Solana exchange-traded funds (ETFs) are unlikely to see strong demand from U.S. investors, according to Katalin Tischhauser, head of investment research at Sygnum, a crypto bank.
Tischhauser pointed to the low uptake of Grayscale’s Solana Trust (GSOL) as an early indicator of the limited appeal for Solana-based investment vehicles.
Grayscale’s Solana Trust, which offers exposure to Solana (SOL) through a private fund, has accumulated less than $70 million in assets under management (AUM), a stark contrast to the billions managed by Grayscale’s Bitcoin Trust before it converted to an ETF.
Tischhauser explained that this discrepancy reflects Solana’s lower name recognition compared to major cryptocurrencies like Bitcoin and Ethereum.
Despite the high premium at which GSOL shares are trading—more than seven times the net asset value (NAV)—, Tischhauser suggested that this is not a sign of broad market demand.

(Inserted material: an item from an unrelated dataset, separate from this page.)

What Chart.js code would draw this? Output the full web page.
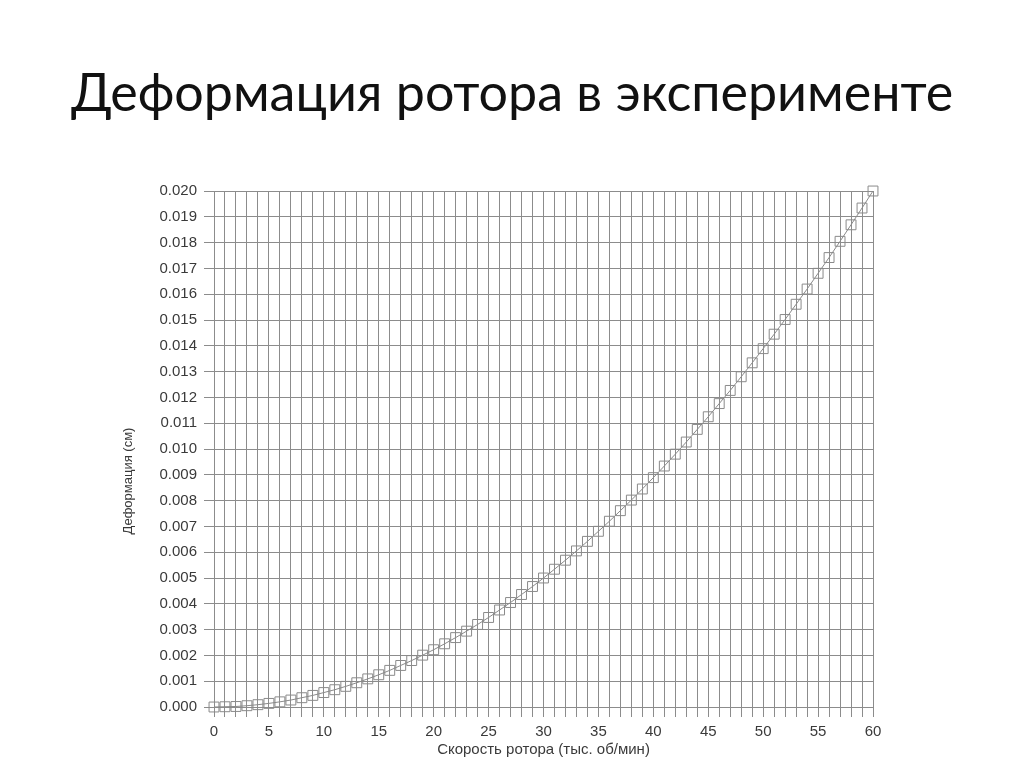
<!DOCTYPE html>
<html>
<head>
<meta charset="utf-8">
<script src="https://cdn.jsdelivr.net/npm/chart.js@4/dist/chart.umd.min.js"></script>
<style>
  html, body { margin: 0; padding: 0; background: #fff; }
  #wrap { position: relative; width: 1024px; height: 767px; }
  #title {
    position: absolute; left: 0; top: 59px; width: 1024px;
    text-align: center; font-family: Lato, "Noto Sans", sans-serif;
    font-size: 52px; line-height: 64px; color: #111; z-index: 2;
  }
  canvas { position: absolute; left: 0; top: 0; }
</style>
</head>
<body>
<div id="wrap">
  <div id="title">Деформация ротора в эксперименте</div>
  <canvas id="rotorChart" width="1024" height="767"></canvas>
</div>
<script>
// rotor speed, thousand rpm
const speeds = [
  0, 1, 2, 3, 4, 5, 6, 7, 8, 9,
  10, 11, 12, 13, 14, 15, 16, 17, 18, 19,
  20, 21, 22, 23, 24, 25, 26, 27, 28, 29,
  30, 31, 32, 33, 34, 35, 36, 37, 38, 39,
  40, 41, 42, 43, 44, 45, 46, 47, 48, 49,
  50, 51, 52, 53, 54, 55, 56, 57, 58, 59, 60
];
// deformation, cm
const deformation = [
  0.00000, 0.00001, 0.00002, 0.00005, 0.00009, 0.00014, 0.00020, 0.00027, 0.00036, 0.00045,
  0.00056, 0.00067, 0.00080, 0.00094, 0.00109, 0.00125, 0.00142, 0.00161, 0.00180, 0.00201,
  0.00222, 0.00245, 0.00269, 0.00294, 0.00320, 0.00347, 0.00376, 0.00405, 0.00436, 0.00467,
  0.00500, 0.00534, 0.00569, 0.00605, 0.00642, 0.00681, 0.00720, 0.00761, 0.00802, 0.00845,
  0.00889, 0.00934, 0.00980, 0.01027, 0.01076, 0.01125, 0.01176, 0.01227, 0.01280, 0.01334,
  0.01389, 0.01445, 0.01502, 0.01561, 0.01620, 0.01681, 0.01742, 0.01805, 0.01869, 0.01934, 0.02000
];
const xLabelStep = 5;
const yTitle = 'Деформация (см)';
const xTitle = 'Скорость ротора (тыс. об/мин)';

const points = speeds.map((s, i) => ({ x: s, y: deformation[i] }));
const gridColor = '#8c8c8c';
const textColor = '#3a3a3a';

// y title sits a bit lower than the axis centre in the original
const yTitlePlugin = {
  id: 'yTitle',
  afterDraw(c) {
    const g = c.ctx;
    g.save();
    g.translate(128, 481);
    g.rotate(-Math.PI / 2);
    g.font = '13px "Liberation Sans"';
    g.fillStyle = textColor;
    g.textAlign = 'center';
    g.textBaseline = 'middle';
    g.fillText(yTitle, 0, 0);
    g.restore();
  }
};

const ctx = document.getElementById('rotorChart').getContext('2d');
const chart = new Chart(ctx, {
  type: 'scatter',
  data: {
    datasets: [{
      data: points,
      showLine: true,
      clip: false,
      borderColor: '#8a8a8a',
      borderWidth: 1,
      pointStyle: 'rect',
      pointRadius: 7,
      pointBorderColor: '#8a8a8a',
      pointBorderWidth: 1,
      pointBackgroundColor: 'rgba(0,0,0,0)',
      tension: 0
    }]
  },
  options: {
    responsive: false,
    animation: false,
    layout: { padding: { left: 110, right: 151, top: 191, bottom: 0 } },
    plugins: { legend: { display: false }, tooltip: { enabled: false } },
    scales: {
      x: {
        type: 'linear',
        min: 0,
        max: 60,
        afterFit: scale => { scale.height = 60; },
        ticks: {
          stepSize: 1,
          autoSkip: false,
          maxRotation: 0,
          color: textColor,
          font: { family: 'Liberation Sans', size: 15 },
          padding: 6,
          callback: v => (v % xLabelStep === 0 ? String(v) : '')
        },
        grid: { color: gridColor, tickLength: 10 },
        border: { color: gridColor },
        title: {
          display: true,
          text: xTitle,
          color: textColor,
          font: { family: 'Liberation Sans', size: 15 },
          padding: { top: 0, bottom: 8 }
        }
      },
      y: {
        min: 0,
        max: 0.02,
        afterFit: scale => { scale.width = 104; },
        ticks: {
          stepSize: 0.001,
          autoSkip: false,
          color: textColor,
          font: { family: 'Liberation Sans', size: 15 },
          padding: 7,
          callback: v => v.toFixed(3)
        },
        grid: { color: gridColor, tickLength: 10 },
        border: { color: gridColor }
      }
    }
  },
  plugins: [yTitlePlugin]
});
</script>
</body>
</html>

“The high premium indicates some interest, but it’s not enough to make a significant impact,” she said.
While Bitcoin and Ethereum ETFs have seen record inflows and now manage nearly $63 billion collectively, Solana ETFs are not expected to follow suit.
Major asset managers like Franklin Templeton, VanEck, and 21Shares have shown interest in launching Solana ETFs, but industry giant BlackRock has expressed no plans to do so, citing minimal client interest.
Tischhauser concluded that while smaller issuers might find launching Solana ETFs profitable on a small scale, the impact on the broader crypto market would be negligible.
“It’s unlikely to bring the excitement or significant market movement that some may hope for,” she noted.